Hopefully this MIGHT be a better fit, function and performance for your needs.
with innings as
(
select
bd.matchId,
bd.matchtype,
bd.playerid,
m.locationId,
count(case when bd.inningsnumber = 1 then 1 end) matches,
count(case when bd.dismissaltype in ( 11, 14 ) then 0 else 1 end) innings,
SUM(bd.score) runs,
SUM(bd.notout) notouts,
SUM(bd.hundred) Hundreds,
SUM(bd.fifty) Fifties,
SUM(bd.duck) Ducks,
SUM(bd.fours) Fours,
SUM(bd.sixes) Sixes,
SUM(bd.balls) Balls
from
battingDetails bd
join Match m
on bd.MatchID = m.MatchID
where
matchtype = #match_type
group by
bd.matchId,
bd.matchType,
bd.playerid,
m.locationId
)
select
p.fullname playerFullName,
p.sortnamepart,
CONCAT(g.CountryName, ' - ', g.KnownAs) Ground,
t.team,
i.matches,
i.innings,
i.runs,
i.notouts,
i.hundreds,
i.fifties,
i.ducks,
i.fours,
i.sixes,
i.balls,
CAST( TRUNCATE( i.runs / (CAST((i.Innings - i.notOuts) AS DECIMAL)), 2) AS DECIMAL(7, 2)) 'Avg',
hs.maxScore,
hs.maxNotOut,
'' opponents,
'' Year,
'' CountryName
from
innings i
JOIN players p
ON i.playerid = p.id
join grounds g
on i.locationId = g.GroundId
and i.matchType = g.matchType
join
(select
pt.playerid,
t.matchtype,
GROUP_CONCAT(t.name SEPARATOR ', ') team
from
playersteams pt
join teams t
on pt.teamid = t.id
group by
pt.playerid,
t.matchtype) as t
on i.playerid = t.playerid
and i.MatchType = t.matchtype
join
( select
i2.playerid,
i2.locationid,
max( i2.score ) maxScore,
max( i2.notOut ) maxNotOut
from
innings i2
group by
i2.playerid,
i2.LocationId ) HS
on i.playerid = HS.playerid
AND i.locationid = HS.locationid
FROM
where
i.runs >= #runs_limit
order by
i.runs desc,
g.KnownAs,
p.SortNamePart
limit
0, 300;
Now, I know that you stated that after the server reboot, performance is better, but really, what you DO have appears to really have overbloated queries.

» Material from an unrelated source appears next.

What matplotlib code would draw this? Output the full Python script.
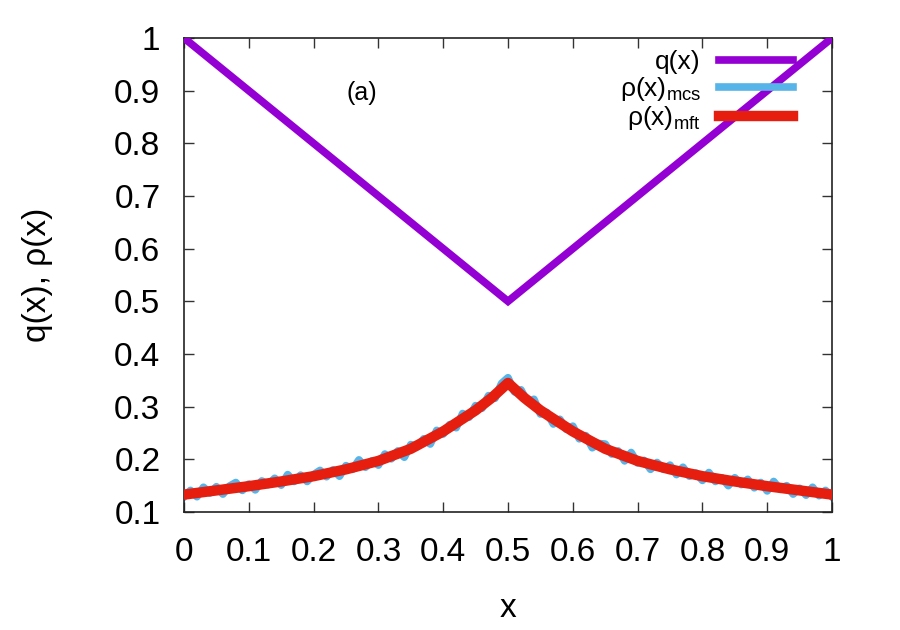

Not sure this is the correct answer but I thought I'd post this in case other people have the same issue.
The issue seems to be the use of CTEs in a stored procedure. I have a query that creates a CTE and then uses that CTE 8 times. If I run this query using interpolated variables it takes about 0.8 sec, if I turn it into a stored procedure and use the stored procedure parameters then it takes about to a minute (between 45 and 63 seconds) to run!
I've found a couple of ways of fixing this, one is to use multiple temporary tables (8 in this case) as MySQL cannot re-use a temp table in a query. This gets the query time right down but just doesn't fell like a maintainable or scalable solution. The other fix is to leave the variables in place and assign them from the stored procedure parameters, this also has no real performance issues. So my sproc looks like this:
create procedure bowling_individual_career_records_by_year_for_team_vs_opponent(IN team_id INT,
IN opponents_id INT)
begin
set #team_id = team_id;
set #opponents_id = opponents_id;
# use these variables in the SQL below
...
end
Not sure this is the best solution but it works for me and keeps the structure of the SQL the same as it was previously.